Education Commissioner Susan Gendron said last week that a state-sponsored rental plan was possible if a “critical mass” of school districts agree to a lease-purchase agreement with Apple for the laptops. What constitutes a critical mass was still being negotiated, but the commissioner said she hoped to tell superintendents more at a June 22 meeting.

More to the point, the department intends to return to the Legislature next year with a request for more funding for the program. The level of support for the rental program in the next few weeks will tell the new Legislature how much (or little) schools value the technology. So far, a dozen school districts have said they would enter into their own lease-purchase agreements with Apple.

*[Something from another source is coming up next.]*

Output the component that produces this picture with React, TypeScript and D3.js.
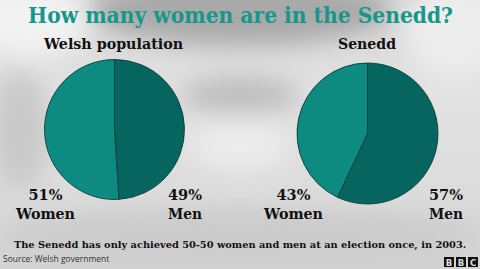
import React from "react";
import * as d3 from "d3";

const W = 480;
const H = 269;

const title = "How many women are in the Senedd?";
const pieTitles = ["Welsh population", "Senedd"];
const categories = ["Men", "Women"];
const menPct = [49, 57];
const womenPct = [51, 43];
const footnote = "The Senedd has only achieved 50-50 women and men at an election once, in 2003.";
const source = "Source: Welsh government";

const colors = { Men: "#07655f", Women: "#0d8b80" };

const pieLayout = [
  { cx: 114.5, cy: 129.5, r: 70, titleX: 113.5, titleW: 139, womenX: 45.5, menX: 185 },
  { cx: 367.5, cy: 133.5, r: 70.5, titleX: 367, titleW: 58, womenX: 293.5, menX: 446 },
];

const serif = "'DejaVu Serif', 'Liberation Serif', serif";

export default function App() {
  const pie = d3
    .pie<number>()
    .sort(null)
    .value((d) => d)
    .startAngle(0)
    .endAngle(2 * Math.PI);

  const label = (x: number, y: number, s: string, w: number) => (
    <text x={x} y={y} textLength={w} lengthAdjust="spacingAndGlyphs">
      {s}
    </text>
  );

  return (
    <svg
      width={W}
      height={H}
      viewBox={`0 0 ${W} ${H}`}
      style={{ position: "absolute", left: 0, top: 0, display: "block" }}
    >
      <defs>
        <filter id="blur" x="-50%" y="-50%" width="200%" height="200%">
          <feGaussianBlur stdDeviation="12" />
        </filter>
        <linearGradient id="bg" x1="0" y1="0" x2="0" y2="1">
          <stop offset="0" stopColor="#d6d6d6" />
          <stop offset="0.35" stopColor="#e2e2e2" />
          <stop offset="0.7" stopColor="#dcdcdc" />
          <stop offset="1" stopColor="#d2d2d2" />
        </linearGradient>
      </defs>
      <rect x={0} y={0} width={W} height={H} fill="url(#bg)" />
      <g filter="url(#blur)">
        <ellipse cx={240} cy={10} rx={150} ry={35} fill="#a9a9a9" />
        <ellipse cx={30} cy={20} rx={60} ry={40} fill="#f2f2f2" />
        <ellipse cx={455} cy={30} rx={50} ry={50} fill="#ededed" />
        <ellipse cx={240} cy={95} rx={60} ry={18} fill="#bdbdbd" />
        <ellipse cx={240} cy={145} rx={50} ry={25} fill="#ececec" />
        <ellipse cx={240} cy={235} rx={240} ry={25} fill="#cbcbcb" />
        <ellipse cx={20} cy={130} rx={30} ry={60} fill="#c9c9c9" />
      </g>

      <text
        x={240.5}
        y={23}
        textAnchor="middle"
        fontFamily={serif}
        fontWeight="bold"
        fontSize={21.5}
        fill="#16978a"
        textLength={425}
        lengthAdjust="spacingAndGlyphs"
      >
        {title}
      </text>

      {pieLayout.map((p, i) => {
        const arcs = pie([menPct[i], womenPct[i]]);
        const arc = d3.arc<d3.PieArcDatum<number>>().innerRadius(0).outerRadius(p.r);
        return (
          <g key={i}>
            <g fontFamily={serif} fontWeight="bold" fontSize={15} fill="#111" textAnchor="middle">
              {label(p.titleX, 49, pieTitles[i], p.titleW)}
            </g>
            <g transform={`translate(${p.cx},${p.cy})`}>
              {arcs.map((a, j) => (
                <path
                  key={j}
                  d={arc(a) || ""}
                  fill={colors[categories[j] as "Men" | "Women"]}
                  stroke="#0a3c39"
                  strokeWidth={0.9}
                />
              ))}
            </g>
            <g fontFamily={serif} fontWeight="bold" fontSize={15.5} fill="#111" textAnchor="middle">
              {label(p.womenX, 200, `${womenPct[i]}%`, 34)}
              {label(p.womenX, 219, "Women", 59)}
              {label(p.menX, 200, `${menPct[i]}%`, 34)}
              {label(p.menX, 219, "Men", 34)}
            </g>
          </g>
        );
      })}

      <text
        x={240}
        y={248}
        textAnchor="middle"
        fontFamily={serif}
        fontWeight="bold"
        fontSize={9.8}
        fill="#111"
      >
        {footnote}
      </text>
      <text x={3} y={262} fontFamily="'Open Sans', 'DejaVu Sans', sans-serif" fontSize={8.5} fill="#333">
        {source}
      </text>

      {["B", "B", "C"].map((l, i) => (
        <g key={i}>
          <rect x={444 + i * 12} y={257} width={10} height={10} fill="#111" />
          <text
            x={449 + i * 12}
            y={265.5}
            textAnchor="middle"
            fontFamily="'DejaVu Sans', sans-serif"
            fontWeight="bold"
            fontSize={8.5}
            fill="#ddd"
          >
            {l}
          </text>
        </g>
      ))}
    </svg>
  );
}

It would be better for them and for other schools, however, if a lower-cost statewide agreement could be reached if for no other reason than that it maintains the original intent of the Maine Learning Technology Initiative, which was to provide this resource to all districts no matter their ability to pay.

That should continue to be the goal. For the last four years, the state’s 30,000 seventh- and eighth-graders have been using Apple iBook computers to learn. Being connected to the worlds of science, literature, mathematics, geography, history and their innumerable permutations from thousands of sources gives Maine students a new way of understanding their subjects.

As they see the possibilities that all this information provides, they can begin to think about new connections and interactions that would never emerge in traditional classrooms. Giving all Maine students this access to understanding through their middle- and high-school years confers an unusual advantage for Maine.

Studies on students who use laptops show that they are more likely to improve their ability for critical thinking and analysis. Their research projects tend to go into more depth and they are more likely to do their homework. Teachers quickly learn to integrate resources from the Internet and students learn to make use of them nearly as fast. One study even showed that students with regular access to computers were less likely to spend time playing computer games than students with only intermittent access.

These benefits don’t eliminate the financial risk of committing to leasing the laptops, but they make the risk more than worthwhile. They make it an obvious choice for school officials eager to improve learning.